Во-вторых, а возможно и во-первых, публикация поэмы была неизбежной, поскольку А. Ковалев являлся заместителем министра иностранных дел СССР и поэму доставили Баруздину пакетом из МИДа. С автором я познакомился после того, как, по мере возможностей, отредактировал поэму и был приглашен для снятия вопросов в кирпичный дом на углу Большой и Малой Бронных, увешанный мемориальными досками. На следующем этаже над квартирой Ковалева мощно звучал рояль («Это Рихтер, гаммы разучивает. Бесплатно слушаю ежедневно!» — с мидовским юмором заметил заместитель министра).
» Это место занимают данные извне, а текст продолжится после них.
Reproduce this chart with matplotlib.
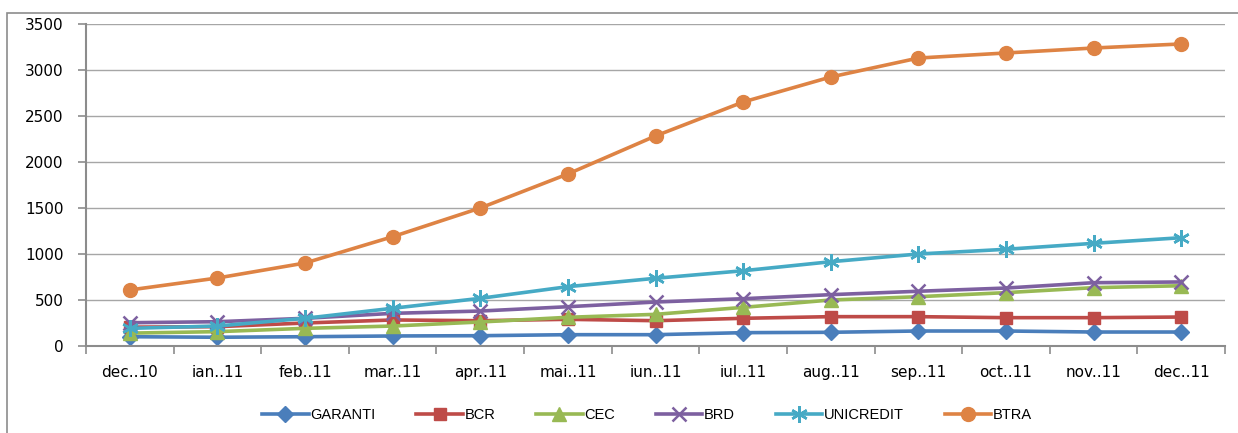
import numpy as np
import matplotlib.pyplot as plt
from matplotlib.patches import Rectangle
from matplotlib.ticker import FixedLocator

months = ['dec..10', 'ian..11', 'feb..11', 'mar..11', 'apr..11', 'mai..11', 'iun..11',
          'iul..11', 'aug..11', 'sep..11', 'oct..11', 'nov..11', 'dec..11']

garanti = [101, 95, 101, 109, 112, 123, 123, 145, 149, 163, 163, 152, 152]
bcr = [205, 210, 250, 283, 275, 290, 275, 301, 319, 319, 308, 308, 315]
cec = [140, 156, 192, 217, 261, 312, 344, 420, 500, 536, 580, 634, 655]
brd = [253, 264, 301, 355, 380, 427, 478, 514, 558, 595, 630, 688, 696]
unicredit = [192, 217, 301, 410, 518, 645, 736, 818, 916, 1000, 1051, 1116, 1177]
btra = [609, 739, 902, 1188, 1500, 1870, 2283, 2652, 2924, 3130, 3185, 3239, 3283]

series = [
    ('GARANTI', garanti, '#4A7EBB', 'D', 8),
    ('BCR', bcr, '#BE4B48', 's', 9),
    ('CEC', cec, '#98B954', '^', 10),
    ('BRD', brd, '#7D60A0', 'x', 10),
    ('UNICREDIT', unicredit, '#46AAC5', (6, 2, 0), 12),
    ('BTRA', btra, '#DE8344', 'o', 10),
]

fig = plt.figure(figsize=(12.38, 4.33), dpi=100)
# outer chart frame
fig.patches.append(Rectangle((7 / 1238, -0.05), 1.1, 1 - 13 / 433 + 0.05,
                             transform=fig.transFigure, fill=False,
                             edgecolor='#8c8c8c', linewidth=1.2))

ax = fig.add_axes([86 / 1238, 1 - 346 / 433, 1139 / 1238, 322 / 433])
x = np.arange(len(months))
for name, vals, col, mk, ms in series:
    mew = 1.8 if mk in ('x', (6, 2, 0)) else 1
    ax.plot(x, vals, color=col, linewidth=2.6, marker=mk, markersize=ms,
            markeredgewidth=mew, markeredgecolor=col, markerfacecolor=col, label=name)

ax.set_xlim(-0.5, len(months) - 0.5)
ax.set_ylim(0, 3500)
ax.set_yticks(np.arange(0, 3501, 500))
ax.yaxis.grid(True, color='#a6a6a6', linewidth=1)
ax.set_axisbelow(True)
ax.set_xticks(x)
ax.set_xticklabels(months)
ax.xaxis.set_minor_locator(FixedLocator(np.arange(-0.5, len(months), 1)))
ax.tick_params(axis='x', which='major', length=0, pad=14, labelsize=11)
ax.tick_params(axis='x', which='minor', length=6, color='#8c8c8c', width=1.2)
ax.tick_params(axis='y', length=6, color='#8c8c8c', width=1.2, pad=10, labelsize=11)
for s in ['top', 'right']:
    ax.spines[s].set_visible(False)
for s in ['left', 'bottom']:
    ax.spines[s].set_color('#8c8c8c')
    ax.spines[s].set_linewidth(1.5)

ax.legend(loc='center', bbox_to_anchor=(0.4925, -0.215), ncol=6, frameon=False,
          prop={'family': ['Liberation Sans', 'DejaVu Sans'], 'size': 10.5},
          handlelength=3.2, handletextpad=0.1, columnspacing=2.8)

fig.savefig('out.png', dpi=100)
На стол были поданы миноги (хорошо еще, что буфет ЦДЛ уже изредка их продавал, и я знал, что это такое). Дипломат одобрительно принял мои предложения поменять одни строки на другие и заменить некоторые метафоры на еще более выразительные («С вами можно работать, вы — редактор конструктивный»). Затем он с гордостью показал мне деревянный молоток, которым закрывал то ли хельсинскую, то ли мадридскую встречу глав государств, и на этом наше общение закончилось. Больше я его никогда в жизни не встречал, и надо ли отсюда сделать вывод, что больше он поэм не писал, — не знаю.